Il colpo e la colpa
Così, siccome sono preso male, faccio un riepilogo di alcuni avvenimenti degli ultimi vent’anni.
Quando dicevamo, giusto un anno fa, che la Lega non era un interlocutore, eravamo noi a non capire la sottile strategia che ci stava dietro.
Quando dicevamo che si doveva cambiare il regime dei rimborsi elettorali (anni fa, prima ancora della prima Leopolda), ci dicevano che eravamo demagoghi.
Quando chiedevamo trasparenza a fondazioni, gruppi di potere, correnti a testuggine e liste bloccate, eravamo considerati rompiscatole, ossessionati dalle primarie e da «cose che in Italia non funzionerebbero».
Quando auspicammo che Ds e Margherita si presentassero insieme, nel 2006, senza fare pasticci, non ci diedero ascolto.
Quando cercammo di difendere Prodi, la prima e la seconda volta, anche in quel caso eravamo considerati ingenui. Che non capivamo la politica.
Quando dicevamo che il Pd doveva mollare Lombardo, ci dicevano che non capivamo la Sicilia. E infatti Palermo l’hanno capita tutti benissimo.
Quando chiedevamo di lanciarci nelle sfide di Milano e delle altre città al voto nel 2011, ci consigliarono prudenza, perché poi magari si perdeva, e allora.
Quando segnalammo il dato abnorme del tesseramento di Napoli nel 2009, ci dicevano che andava tutto bene, salvo poi cadere dalla sedia, l’anno dopo, per le primarie di cui non conosciamo ancora l’esito.

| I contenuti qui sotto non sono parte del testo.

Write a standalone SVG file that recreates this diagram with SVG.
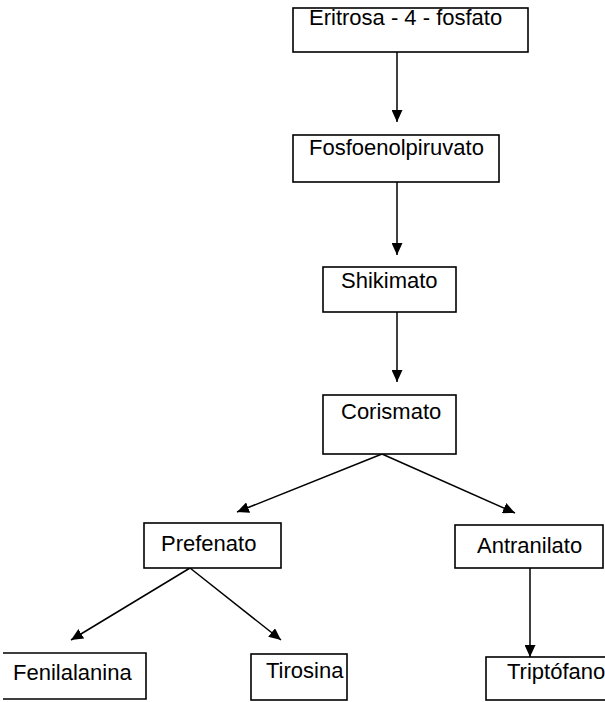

Quando dicevamo di non liquidare l’antipolitica, di indagare quel rancore che montava, di ascoltare le voci dei nostri ex elettori che andavano a popolare le file dell’astensionismo e dei movimenti civici, ci dicevano che era un errore strategico. Perché era un’operazione fatta contro di noi. Già. Bella scoperta.

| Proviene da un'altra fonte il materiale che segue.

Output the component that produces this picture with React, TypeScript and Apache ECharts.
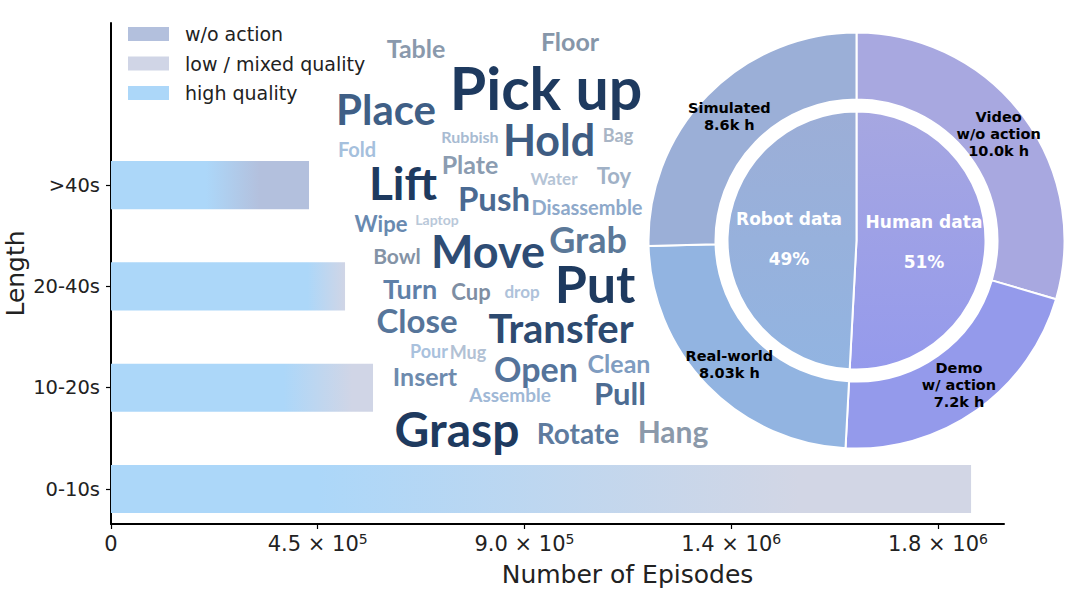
import React, { useEffect, useRef } from 'react';
import * as echarts from 'echarts';

// ---------- data ----------
const LENGTH_CATEGORIES = ['0-10s', '10-20s', '20-40s', '>40s'];
const EPISODES = [1872000, 570300, 509400, 431000];
const X_TICKS = [0, 450000, 900000, 1350000, 1800000];
const X_TICK_MANTISSA = ['0', '4.5', '9.0', '1.4', '1.8'];
const X_TICK_EXPONENT = ['', '5', '5', '6', '6'];
const LEGEND_NAMES = ['w/o action', 'low / mixed quality', 'high quality'];

const OUTER_NAMES = ['Video\nw/o action', 'Demo\nw/ action', 'Real-world', 'Simulated'];
const OUTER_HOURS = [10.0, 7.2, 8.03, 8.6];
const OUTER_HOUR_LABELS = ['10.0k h', '7.2k h', '8.03k h', '8.6k h'];
const INNER_NAMES = ['Human data', 'Robot data'];
const INNER_MEMBERS = [[0, 1], [2, 3]];

const WORDS = [
  'Pick up', 'Put', 'Grasp', 'Lift', 'Move', 'Hold', 'Place', 'Transfer', 'Grab', 'Open',
  'Push', 'Close', 'Pull', 'Hang', 'Rotate', 'Turn', 'Clean', 'Table', 'Floor', 'Plate',
  'Insert', 'Cup', 'Wipe', 'Toy', 'Bowl', 'Assemble', 'Disassemble', 'Fold', 'Mug', 'Bag',
  'Pour', 'drop', 'Water', 'Rubbish', 'Laptop',
];
const WORD_WEIGHTS = [
  59, 52, 48, 46, 45, 43, 42, 40, 36, 34,
  33, 33, 31, 30, 28, 27, 25, 25, 25, 25,
  25, 22, 22, 22, 21, 19, 20, 20, 18, 18,
  18, 17, 17, 16, 14,
];

// ---------- layout / style ----------
const WORD_POS: [number, number][] = [
  [546, 87], [595, 283], [457, 428], [403, 182], [488, 251], [549, 139], [386, 109], [561, 328], [588, 239], [536, 368],
  [494, 198], [417, 320], [620, 393], [673, 431], [578, 433], [410, 288], [619, 363], [416, 48], [570, 41], [470, 164],
  [425, 376], [471, 291], [381, 223], [614, 175], [397, 255], [510, 394], [587, 207], [357, 149], [468, 352], [618, 135],
  [429, 351], [522, 291], [554, 178], [470, 136], [437, 219],
];
const WORD_COLORS = [
  '#1e3a5f', '#1e3a5f', '#1e3a5f', '#1e3a5f', '#2e4c74', '#3e5c82', '#3f5f86', '#2d4a70', '#5b7898', '#54739a',
  '#4a6a92', '#56759a', '#4d6c92', '#8b99aa', '#5e7b9e', '#5f80a8', '#7f9cc0', '#8a99ac', '#8696a9', '#8b9cb1',
  '#6e8bae', '#7e8ea3', '#6889b0', '#a0b1c6', '#8493a6', '#9fb8d6', '#8ea9ca', '#a5c0dd', '#b2c1d4', '#a9b5c5',
  '#a9c1dd', '#aec2da', '#b5c4d6', '#a8bbd2', '#b9c8d9',
];

const C_WO = '#b3c0dd';
const C_LOW = '#d0d5e6';
const C_HIGH = '#acd7f9';
const LEGEND_COLORS = [C_WO, C_LOW, C_HIGH];
const BAR_FADES: [number, string][][] = [
  [[0, C_HIGH], [0.24, C_HIGH], [0.8, '#d2d6e5'], [1, '#d2d6e5']],
  [[0, C_HIGH], [0.66, C_HIGH], [0.92, C_LOW], [1, C_LOW]],
  [[0, C_HIGH], [0.84, C_HIGH], [1, C_LOW]],
  [[0, C_HIGH], [0.48, C_HIGH], [0.75, C_WO], [1, C_WO]],
];
const OUTER_COLORS = ['#a8a8e0', '#949aeb', '#92b4e1', '#9bafd7'];
const INNER_GRADS = [
  ['#a6a7e1', '#959aec'],
  ['#9caed7', '#92b4e1'],
];

const FONT = "'DejaVu Sans', sans-serif";

export default function App() {
  const ref = useRef<HTMLDivElement>(null);
  useEffect(() => {
    if (!ref.current) return;
    const chart = echarts.init(ref.current, undefined, { renderer: 'svg' });
    const innerValues = INNER_MEMBERS.map((m) => m.reduce((s, k) => s + OUTER_HOURS[k], 0));
    const BAR_H = 0.475;
    chart.setOption({
      animation: false,
      backgroundColor: '#ffffff',
      legend: {
        orient: 'vertical',
        left: 128,
        top: 23,
        padding: 0,
        itemWidth: 41,
        itemHeight: 14,
        itemGap: 7.5,
        icon: 'rect',
        selectedMode: false,
        data: LEGEND_NAMES,
        textStyle: { fontFamily: FONT, fontSize: 19, color: '#222', lineHeight: 22, padding: [0, 0, 0, 11] },
      },
      grid: { left: 111, right: 76, top: 23, bottom: 74, outerBoundsMode: 'none', containLabel: false },
      xAxis: {
        type: 'value',
        min: 0,
        max: 1943700,
        name: 'Number of Episodes',
        nameLocation: 'middle',
        nameGap: 38,
        nameMoveOverlap: false,
        nameTextStyle: { fontFamily: FONT, fontSize: 25, color: '#222', padding: [0, 0, 0, 140] },
        axisLine: { show: true, onZero: false, lineStyle: { color: '#000', width: 2 } },
        axisTick: { show: true, length: 5, lineStyle: { color: '#000', width: 1.2 }, customValues: X_TICKS },
        axisLabel: {
          customValues: X_TICKS,
          margin: 8,
          color: '#222',
          formatter: (v: number) => {
            const i = X_TICKS.indexOf(v);
            if (i < 0) return '';
            if (!X_TICK_EXPONENT[i]) return '{m|' + X_TICK_MANTISSA[i] + '}';
            return '{m|' + X_TICK_MANTISSA[i] + ' × 10}{s|' + X_TICK_EXPONENT[i] + '}';
          },
          rich: {
            m: { fontFamily: FONT, fontSize: 21, color: '#222', lineHeight: 24 },
            s: { fontFamily: FONT, fontSize: 14, color: '#222', lineHeight: 19, verticalAlign: 'top' },
          },
        },
        splitLine: { show: false },
      },
      yAxis: {
        type: 'value',
        min: -0.345,
        max: 4.6,
        name: 'Length',
        nameLocation: 'middle',
        nameGap: 83,
        nameMoveOverlap: false,
        nameTextStyle: { fontFamily: FONT, fontSize: 25, color: '#222', lineHeight: 26 },
        axisLine: { show: true, onZero: false, lineStyle: { color: '#000', width: 2 } },
        axisTick: { show: true, length: 5, lineStyle: { color: '#000', width: 1.2 }, customValues: [0, 1, 2, 3] },
        axisLabel: {
          customValues: [0, 1, 2, 3],
          margin: 11,
          fontFamily: FONT,
          fontSize: 19.5,
          color: '#222',
          formatter: (v: number) => LENGTH_CATEGORIES[Math.round(v)] ?? '',
        },
        splitLine: { show: false },
      },
      series: [
        {
          type: 'custom',
          name: 'episodes',
          data: EPISODES.map((v, i) => [v, i]),
          encode: { x: 0, y: 1 },
          renderItem: (params: any, api: any) => {
            const v = api.value(0);
            const yi = api.value(1);
            const s = api.coord([0, yi]);
            const e = api.coord([v, yi]);
            const h = api.size([0, BAR_H])[1];
            const stops = BAR_FADES[params.dataIndex].map(([o, c]) => ({ offset: o, color: c }));
            return {
              type: 'rect',
              shape: { x: s[0], y: s[1] - h / 2, width: e[0] - s[0], height: h },
              style: { fill: new echarts.graphic.LinearGradient(0, 0, 1, 0, stops) },
            };
          },
        },
        ...LEGEND_NAMES.map((n, i) => ({
          type: 'custom',
          name: n,
          data: [],
          renderItem: () => null,
          itemStyle: { color: LEGEND_COLORS[i] },
        })),
        {
          type: 'pie',
          name: 'inner',
          center: [856.5, 240.5],
          radius: [0, 129],
          startAngle: 90,
          clockwise: true,
          percentPrecision: 0,
          silent: true,
          itemStyle: { borderColor: '#fff', borderWidth: 2 },
          label: {
            show: true,
            position: 'inside',
            formatter: '{b}\n\n{d}%',
            color: '#fff',
            fontFamily: FONT,
            fontWeight: 'bold',
            fontSize: 17,
            lineHeight: 20,
          },
          labelLine: { show: false },
          data: INNER_NAMES.map((n, i) => ({
            name: n,
            value: innerValues[i],
            itemStyle: {
              color: new echarts.graphic.LinearGradient(0, 0, 0, 1, [
                { offset: 0, color: INNER_GRADS[i][0] },
                { offset: 1, color: INNER_GRADS[i][1] },
              ]),
            },
          })),
        },
        {
          type: 'pie',
          name: 'outer',
          center: [856.5, 240.5],
          radius: [141, 208],
          startAngle: 90,
          clockwise: true,
          silent: true,
          itemStyle: { borderColor: '#fff', borderWidth: 2 },
          label: {
            show: true,
            position: 'inside',
            formatter: (p: any) => p.name + '\n' + OUTER_HOUR_LABELS[p.dataIndex],
            color: '#000',
            fontFamily: FONT,
            fontWeight: 'bold',
            fontSize: 14.5,
            lineHeight: 17,
          },
          labelLine: { show: false },
          data: OUTER_NAMES.map((n, i) => ({ name: n, value: OUTER_HOURS[i], itemStyle: { color: OUTER_COLORS[i] } })),
        },
      ],
      graphic: WORDS.map((w, i) => ({
        type: 'text',
        x: WORD_POS[i][0],
        y: WORD_POS[i][1],
        z: 1,
        silent: true,
        style: {
          text: w,
          fontSize: WORD_WEIGHTS[i],
          fontFamily: 'Lato',
          fontWeight: 'bold',
          fill: WORD_COLORS[i],
          align: 'center',
          verticalAlign: 'middle',
        },
      })),
    });
    return () => chart.dispose();
  }, []);
  return <div ref={ref} style={{ position: 'fixed', left: 0, top: 0, width: 1080, height: 598 }} />;
}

Quando parlavamo di astensione, di movimenti, di referendum, facevano spallucce.
Quando chiedevamo di scegliere i parlamentari (cosa ovvia), ci rassicuravano e, nello stesso momento, ci facevano capire che però, in fondo in fondo, non si può.
Quando ci siamo chiesti perché abbiamo messo il limite dei mandati nello Statuto se nessuno ha intenzione di rispettarlo, ci hanno guardato in modo strano. Non vorrai mica rinunciare a questo? E a quello? E a quell’altro?

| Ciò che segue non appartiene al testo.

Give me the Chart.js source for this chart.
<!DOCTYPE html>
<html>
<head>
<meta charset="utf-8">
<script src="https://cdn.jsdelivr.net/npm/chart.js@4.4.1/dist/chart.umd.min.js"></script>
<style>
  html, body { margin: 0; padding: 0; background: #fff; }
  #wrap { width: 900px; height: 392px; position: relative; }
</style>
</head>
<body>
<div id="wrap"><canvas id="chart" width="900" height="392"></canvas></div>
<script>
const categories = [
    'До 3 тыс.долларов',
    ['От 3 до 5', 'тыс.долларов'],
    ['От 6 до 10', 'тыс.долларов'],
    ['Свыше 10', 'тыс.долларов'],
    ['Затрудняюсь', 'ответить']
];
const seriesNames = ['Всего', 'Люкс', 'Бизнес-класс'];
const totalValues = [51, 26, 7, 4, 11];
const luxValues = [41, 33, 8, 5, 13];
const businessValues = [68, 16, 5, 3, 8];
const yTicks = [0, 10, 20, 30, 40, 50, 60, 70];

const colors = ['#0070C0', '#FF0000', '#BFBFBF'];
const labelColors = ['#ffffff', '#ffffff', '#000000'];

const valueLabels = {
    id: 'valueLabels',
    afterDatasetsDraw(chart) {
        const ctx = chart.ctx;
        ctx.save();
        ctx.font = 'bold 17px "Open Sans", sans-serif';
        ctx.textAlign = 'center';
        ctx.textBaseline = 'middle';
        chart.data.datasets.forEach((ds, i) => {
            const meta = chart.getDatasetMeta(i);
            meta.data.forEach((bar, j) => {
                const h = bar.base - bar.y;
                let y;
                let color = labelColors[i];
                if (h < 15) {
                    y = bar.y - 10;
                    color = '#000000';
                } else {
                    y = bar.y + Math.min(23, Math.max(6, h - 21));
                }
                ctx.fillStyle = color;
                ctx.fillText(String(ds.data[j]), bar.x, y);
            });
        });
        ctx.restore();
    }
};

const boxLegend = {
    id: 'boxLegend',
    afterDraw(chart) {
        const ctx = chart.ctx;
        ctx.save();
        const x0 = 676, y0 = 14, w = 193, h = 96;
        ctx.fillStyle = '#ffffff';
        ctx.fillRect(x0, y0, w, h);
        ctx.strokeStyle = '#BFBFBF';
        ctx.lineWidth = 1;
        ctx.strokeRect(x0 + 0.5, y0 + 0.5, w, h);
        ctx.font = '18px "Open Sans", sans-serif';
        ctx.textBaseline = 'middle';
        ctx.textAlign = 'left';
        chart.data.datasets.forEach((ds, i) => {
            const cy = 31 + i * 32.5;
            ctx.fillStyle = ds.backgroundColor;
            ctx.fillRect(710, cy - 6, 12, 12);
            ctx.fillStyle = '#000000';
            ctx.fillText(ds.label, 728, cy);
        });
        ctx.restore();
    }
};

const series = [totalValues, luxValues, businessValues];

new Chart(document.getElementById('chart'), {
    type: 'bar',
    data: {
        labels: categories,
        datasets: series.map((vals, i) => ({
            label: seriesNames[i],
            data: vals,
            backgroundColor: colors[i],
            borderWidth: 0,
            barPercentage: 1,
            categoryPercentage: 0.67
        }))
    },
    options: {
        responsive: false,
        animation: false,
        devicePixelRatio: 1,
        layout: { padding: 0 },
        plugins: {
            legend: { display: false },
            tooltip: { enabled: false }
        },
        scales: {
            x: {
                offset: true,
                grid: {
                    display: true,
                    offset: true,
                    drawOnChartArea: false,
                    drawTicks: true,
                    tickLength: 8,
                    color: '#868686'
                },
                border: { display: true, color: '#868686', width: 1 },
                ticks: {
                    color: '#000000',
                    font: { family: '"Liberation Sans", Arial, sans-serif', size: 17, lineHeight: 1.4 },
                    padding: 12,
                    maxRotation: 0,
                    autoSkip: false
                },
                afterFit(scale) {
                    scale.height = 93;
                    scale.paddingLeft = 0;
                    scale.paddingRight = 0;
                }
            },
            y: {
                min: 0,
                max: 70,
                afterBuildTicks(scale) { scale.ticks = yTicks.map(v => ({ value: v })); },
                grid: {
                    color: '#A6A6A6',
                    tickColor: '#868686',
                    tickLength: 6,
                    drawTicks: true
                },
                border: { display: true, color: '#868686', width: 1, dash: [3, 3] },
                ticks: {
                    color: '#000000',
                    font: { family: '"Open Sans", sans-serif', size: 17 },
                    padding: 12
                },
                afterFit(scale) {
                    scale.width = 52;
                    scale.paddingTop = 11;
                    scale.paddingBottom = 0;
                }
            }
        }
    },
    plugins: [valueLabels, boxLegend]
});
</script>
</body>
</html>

Quando chiedevamo una lettura politica del caso Penati, e non solo frasi di circostanza, ci davano degli sciacalli (peccato che tutti i penatiani, però, si siano volatilizzati, e chi vi scrive sia tra i pochi che conserva foto e volantini con il suo nome, nonostante da anni ci fosse una lontananza molto marcata tra di noi).
Quando chiedevamo e chiediamo un ricambio logico, di buon senso, naturale, ci davano e ci danno degli stronzi, e in fondo non ci rispondevano. E ancora non ci rispondono. Perché non vuole andare via nessuno. Zero.
Però assicurano che faranno «subito» le cose che non sono state fatte in questi anni. Una legge sui partiti, immediatamente. E anche le norme sulla corruzione che sono una vera urgenza (che urge dal 1999).
E che per fare «subito» queste cose, ci si deve affidare alle stesse persone che non lo hanno fatto. Forse perché sanno come (non) si fanno le cose.
E infine, quando dicevamo che ci saremmo dovuti preparare per il voto fin dal dicembre scilipotiano del 2010 e che, un anno dopo, l’operazione Monti si basava su un equilibrio delicato, alla Nanni Moretti, e che andava bene quindi l’emergenza, ma che non mancavano le insidie (di due tipi: la tenuta di una maggioranza del genere e il facile gioco dei tecnici coraggiosi contro i politici che non accettano la sfida), ci dicevano che sbagliavamo. E che non avevamo il passo da statisti.
Stanno saltando tutti i partiti, in un clima da colpo di Stato per la politica istituzionale, che in verità non è un colpo, ma una colpa. E non dello Stato, ma di chi l’ha guidato. E di chi non ha saputo fare un po’ meglio, per dare segnali più chiari e nitidi. Una cosa è certa: era difficile far peggio di così.
E certo è colpa della destra. E di quelli che stanno saltando, in queste ore. Ma anche noi, guardiamoci in faccia, ogni tanto.
E quando parliamo di riforma della politica, siamo conseguenti. Perché ci vogliono protagonisti, modalità e regole nuove. E se non vi sembrano argomenti sufficienti, mettetela così: perché è già troppo tardi. E dal 1993 siamo già passati. E allora, prima, c’erano i partiti. Adesso ci sono molto meno anche prima. Figuriamoci dopo.